Le webinaire a été marqué par des échanges riches et interactifs entre les participant.e.s et les panélistes, qui ont d’abord rappelé que malgré le contexte sécuritaire dégradé, l’Afrique de l’ouest est une championne de l’agenda FPS avec 12 sur 15 pays ayant des Plans d’Action Nationaux. Des questions ont été soulevées sur les moyens d’améliorer l’implémentation synergique des résolutions 1325 et 2250, en particulier au niveau local dans les zones les plus affectées par les conflits et crises, avec le rôle majeur que doivent jouer les collectivités territoriales dans la vulgarisation et la mise en œuvre inclusive des Plans d’Action Nationaux.

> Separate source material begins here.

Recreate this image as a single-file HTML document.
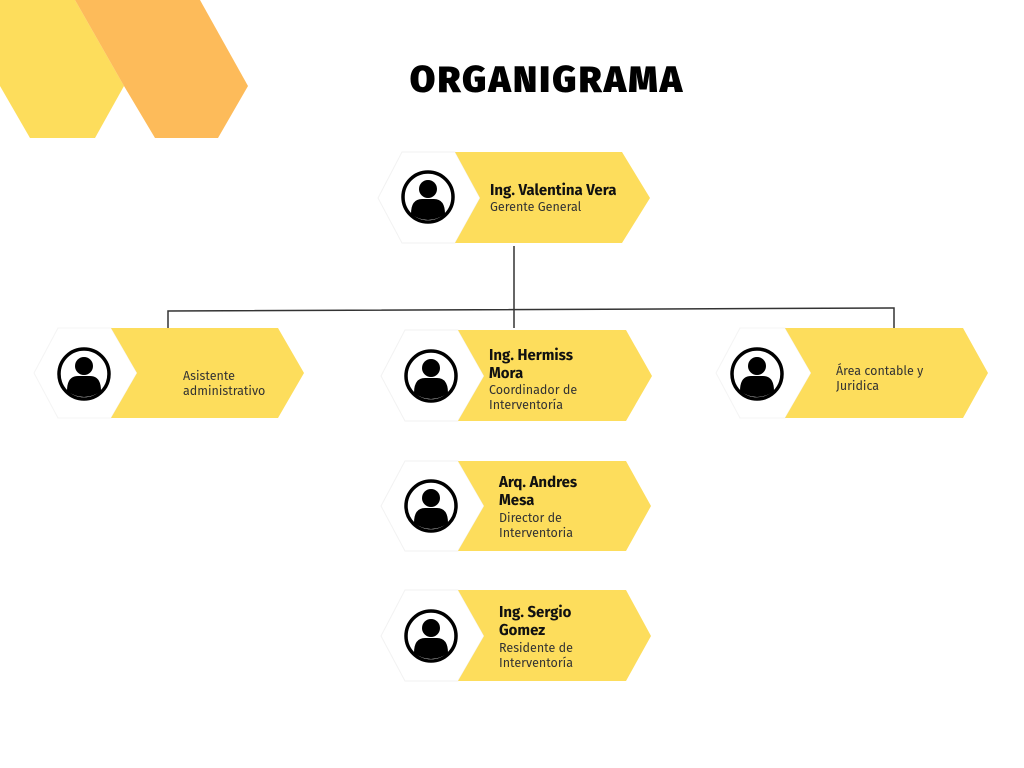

Le défi du financement des PANs a également été relevé. Surtout, de nombreuses réflexions ont été faites sur la survivance des stéréotypes de genre lorsqu’on aborde la question de la participation des femmes à la gestion des conflits, et sur la place des jeunes filles, grandes oubliées de l’agenda Jeunesse, Paix et Sécurité “confisqué” par les jeunes hommes avec la thématique omniprésente de l’extrémisme violent, mais aussi de l’agenda Femmes, Paix et Sécurité apanage des femmes plus âgées à l’origine de sa genèse.  

 

Recommandations clés issues du webinaire

 

Le webinaire s’est achevé sur plusieurs recommandations formulées par les panélistes et les participant.e.s pour renforcer l’impact de la participation des femmes et des jeunes dans la promotion de la paix, y compris en capitalisant les initiatives notamment endogènes réussies. 

 

Une mobilisation à poursuivre

 

Ce premier webinaire marque une étape importante dans le déploiement du projet « Pour des Agendas FéminISTES, Paix et Sécurité », le lancement de la page Facebook Féministes Paix et Sécurité  et l’ouverture d’un cycle de conférences thématiques à venir sur le sujet. Il a permis de rappeler l’importance cruciale d’une participation inclusive et féministe pour la construction d’une paix durable. Les discussions du webinaire ont souligné que les solutions pour prévenir et résoudre les crises sécuritaires en Afrique de l’Ouest et au Sahel doivent être contextualisées, basées sur une cartographie des conflits et une analyse approfondie de leurs causes ; et qu’elles ne peuvent être complètes sans la contribution active et collective des femmes et des jeunes dans leurs diversités, acteur·trice·s clés de la transformation sociale et politique.